Set task —
Using the material below, work out how many lines contain the word "that". Reply with the number and nothing more.

Stored rows —
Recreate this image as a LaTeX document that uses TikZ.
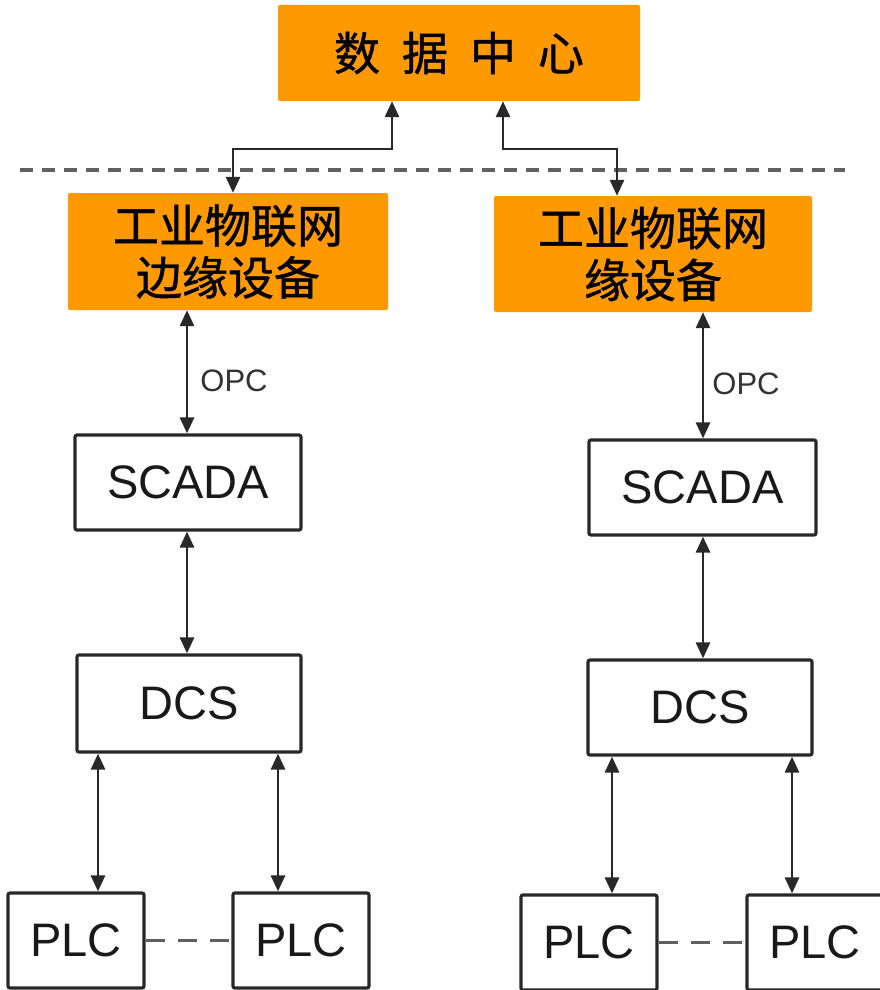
\documentclass[tikz,border=0pt]{standalone}
\usepackage{fontspec}
\setmainfont{Liberation Sans}
\newfontfamily\cjk[FakeBold=1]{Noto Sans CJK SC}
\usetikzlibrary{arrows.meta}
\definecolor{orng}{RGB}{255,153,0}
\definecolor{edge}{RGB}{40,40,40}
\begin{document}
\begin{tikzpicture}[x=1pt,y=-1pt,
  orangebox/.style={fill=orng, draw=none, rounded corners=2pt, inner sep=0pt, align=center, font=\cjk\fontsize{46}{52}\selectfont},
  plainbox/.style={draw=edge, line width=3.2pt, rounded corners=2pt, fill=white, inner sep=0pt, text=black!90, font=\fontsize{47}{50}\selectfont},
  bi/.style={draw=edge, line width=2.8pt, {Triangle[length=16pt,width=14pt]}-{Triangle[length=16pt,width=14pt]}},
  sep/.style={draw=gray!75!black, line width=4pt, dash pattern=on 13pt off 9pt},
  link/.style={draw=gray!75!black, line width=3pt, dash pattern=on 19pt off 13pt},
  lbl/.style={font=\fontsize{31}{33}\selectfont, text=black!80}
]
\useasboundingbox (0,0) rectangle (880,990);
% top
\node[orangebox, minimum width=362, minimum height=96] (dc) at (459,53) {数\hspace{22pt}据\hspace{22pt}中\hspace{22pt}心};
\draw[sep] (20,170) -- (845,170);
\node[orangebox, minimum width=320, minimum height=117] (edgeL) at (228,251.5) {工业物联网\\边缘设备};
\node[orangebox, minimum width=318, minimum height=116] (edgeR) at (653,254) {工业物联网\\缘设备};
\draw[bi] (392,0 |- dc.south) -- (392,149) -- (233,149) -- (233,0 |- edgeL.north);
\draw[bi] (503,0 |- dc.south) -- (503,149) -- (617,149) -- (617,0 |- edgeR.north);
% left column
\node[plainbox, minimum width=226, minimum height=95] (scadaL) at (188,482.5) {SCADA};
\node[plainbox, minimum width=224, minimum height=97] (dcsL) at (189,703.5) {DCS};
\node[plainbox, minimum width=136, minimum height=95] (plcL1) at (76,940.5) {PLC};
\node[plainbox, minimum width=136, minimum height=95] (plcL2) at (301,940.5) {PLC};
\draw[bi] (187,0 |- edgeL.south) -- (187,0 |- scadaL.north);
\node[lbl] (opcL) at (234,381) {OPC};
\draw[bi] (187,0 |- scadaL.south) -- (187,0 |- dcsL.north);
\draw[bi] (98,0 |- dcsL.south) -- (98,0 |- plcL1.north);
\draw[bi] (278,0 |- dcsL.south) -- (278,0 |- plcL2.north);
\draw[link] (plcL1.east) -- (plcL2.west);
% right column
\node[plainbox, minimum width=227, minimum height=95] (scadaR) at (702.5,487.5) {SCADA};
\node[plainbox, minimum width=224, minimum height=95] (dcsR) at (700,707.5) {DCS};
\node[plainbox, minimum width=136, minimum height=95] (plcR1) at (589,942.5) {PLC};
\node[plainbox, minimum width=136, minimum height=95] (plcR2) at (815,942.5) {PLC};
\draw[bi] (703,0 |- edgeR.south) -- (703,0 |- scadaR.north);
\node[lbl] (opcR) at (746,384) {OPC};
\draw[bi] (703,0 |- scadaR.south) -- (703,0 |- dcsR.north);
\draw[bi] (612,0 |- dcsR.south) -- (612,0 |- plcR1.north);
\draw[bi] (792,0 |- dcsR.south) -- (792,0 |- plcR2.north);
\draw[link] (plcR1.east) -- (plcR2.west);
\end{tikzpicture}
\end{document}
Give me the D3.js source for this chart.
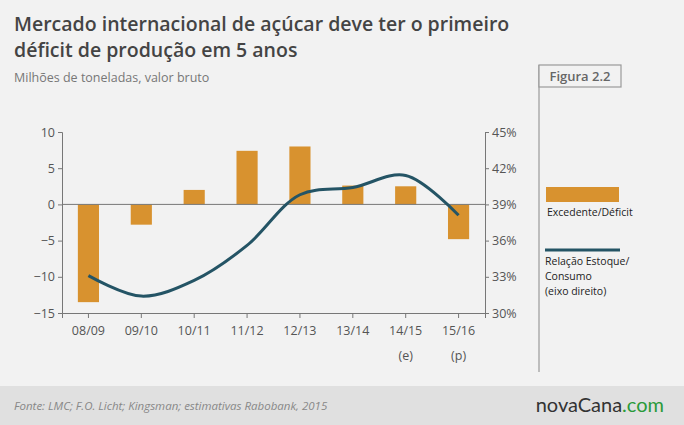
<!DOCTYPE html><html><head><meta charset="utf-8"><script src="https://cdn.jsdelivr.net/npm/d3@7"></script>
<style>body{margin:0}svg{display:block;font-family:"Open Sans",sans-serif}</style></head><body><script>
const categories=["08/09","09/10","10/11","11/12","12/13","13/14","14/15","15/16"];
const subLabels=["","","","","","","(e)","(p)"];
const surplus=[-13.5,-2.8,2.0,7.4,8.0,2.6,2.5,-4.8];
const ratio=[33.1,31.4,32.7,35.6,39.8,40.4,41.4,38.1];
const leftTicks=[10,5,0,-5,-10,-15];
const rightTicks=[45,42,39,36,33,30];
const W=684,H=425;
const svg=d3.select("body").append("svg").attr("width",W).attr("height",H);
svg.append("rect").attr("width",W).attr("height",H).attr("fill","#f2f2f2");
svg.append("rect").attr("y",386).attr("width",W).attr("height",39).attr("fill","#e0e0e0");
svg.append("text").attr("x",14).attr("y",31).attr("font-size",19.5).attr("font-weight",600).attr("fill","#444").text("Mercado internacional de açúcar deve ter o primeiro");
svg.append("text").attr("x",14).attr("y",57).attr("font-size",19.5).attr("font-weight",600).attr("fill","#444").text("déficit de produção em 5 anos");
svg.append("text").attr("x",14).attr("y",82).attr("font-size",12.5).attr("fill","#777").text("Milhões de toneladas, valor bruto");
svg.append("line").attr("x1",539).attr("x2",539).attr("y1",65).attr("y2",372).attr("stroke","#999").attr("stroke-width",1.2);
svg.append("rect").attr("x",539).attr("y",65).attr("width",82).attr("height",22).attr("fill","#f2f2f2").attr("stroke","#999").attr("stroke-width",1.2);
svg.append("text").attr("x",580).attr("y",81).attr("text-anchor","middle").attr("font-size",13).attr("font-weight",600).attr("fill","#666").text("Figura 2.2");
const x=d3.scaleBand().domain(categories).range([62,485]).paddingInner(0.6).paddingOuter(0.3);
const yL=d3.scaleLinear().domain([-15,10]).range([313,132]);
const yR=d3.scaleLinear().domain([30,45]).range([313,132]);
svg.selectAll(".bar").data(surplus).join("rect").attr("x",(d,i)=>x(categories[i])).attr("width",x.bandwidth())
 .attr("y",d=>yL(Math.max(0,d))).attr("height",d=>Math.abs(yL(d)-yL(0))).attr("fill","#d8922f");
const axL=svg.append("g").attr("transform","translate(62,0)").call(d3.axisLeft(yL).tickValues(leftTicks).tickSize(4));
const axR=svg.append("g").attr("transform","translate(485,0)").call(d3.axisRight(yR).tickValues(rightTicks).tickSize(4).tickFormat(d=>d+"%"));
const axB=svg.append("g").attr("transform","translate(0,313)").call(d3.axisBottom(x).tickSize(5).tickPadding(8));
[axL,axR,axB].forEach(a=>{a.selectAll("path,line").attr("stroke","#777");a.selectAll("text").attr("fill","#555").attr("font-size",12.5).attr("font-family","Open Sans");});
svg.append("line").attr("x1",62).attr("x2",485).attr("y1",yL(0)).attr("y2",yL(0)).attr("stroke","#777");
svg.selectAll(".sub").data(subLabels).join("text").attr("x",(d,i)=>x(categories[i])+x.bandwidth()/2).attr("y",360).attr("text-anchor","middle")
 .attr("fill","#555").attr("font-size",12.5).text(d=>d);
const line=d3.line().x((d,i)=>x(categories[i])+x.bandwidth()/2).y(d=>yR(d)).curve(d3.curveCatmullRom);
svg.append("path").datum(ratio).attr("d",line).attr("fill","none").attr("stroke","#245465").attr("stroke-width",3);
svg.append("rect").attr("x",546).attr("y",187).attr("width",73).attr("height",15).attr("fill","#d8922f");
svg.append("text").attr("x",547).attr("y",216).attr("font-size",10.5).attr("fill","#222").text("Excedente/Déficit");
svg.append("line").attr("x1",545).attr("x2",620).attr("y1",250).attr("y2",250).attr("stroke","#245465").attr("stroke-width",3);
["Relação Estoque/","Consumo","(eixo direito)"].forEach((t,i)=>svg.append("text").attr("x",545).attr("y",265+i*15).attr("font-size",10.5).attr("fill","#222").text(t));
svg.append("text").attr("x",14).attr("y",410).attr("font-size",11.5).attr("font-style","italic").attr("fill","#888").text("Fonte: LMC; F.O. Licht; Kingsman; estimativas Rabobank, 2015");
const lg=svg.append("text").attr("x",664).attr("y",412).attr("text-anchor","end").attr("font-size",20).attr("font-family","Lato");
lg.append("tspan").attr("fill","#333").text("novaCana");lg.append("tspan").attr("fill","#2a9a3a").text(".com");
</script></body></html>
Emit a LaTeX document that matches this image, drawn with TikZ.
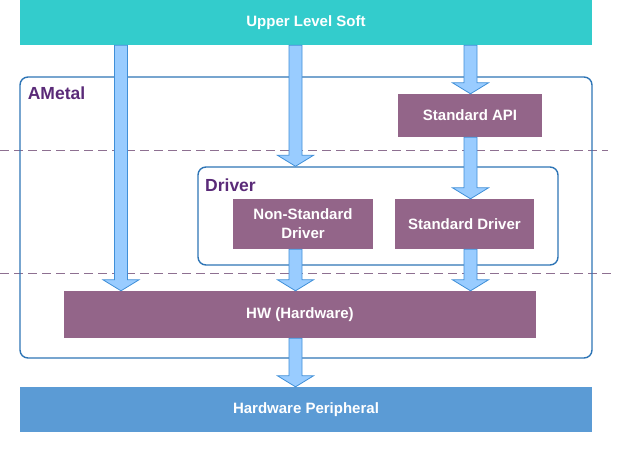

Reply —
2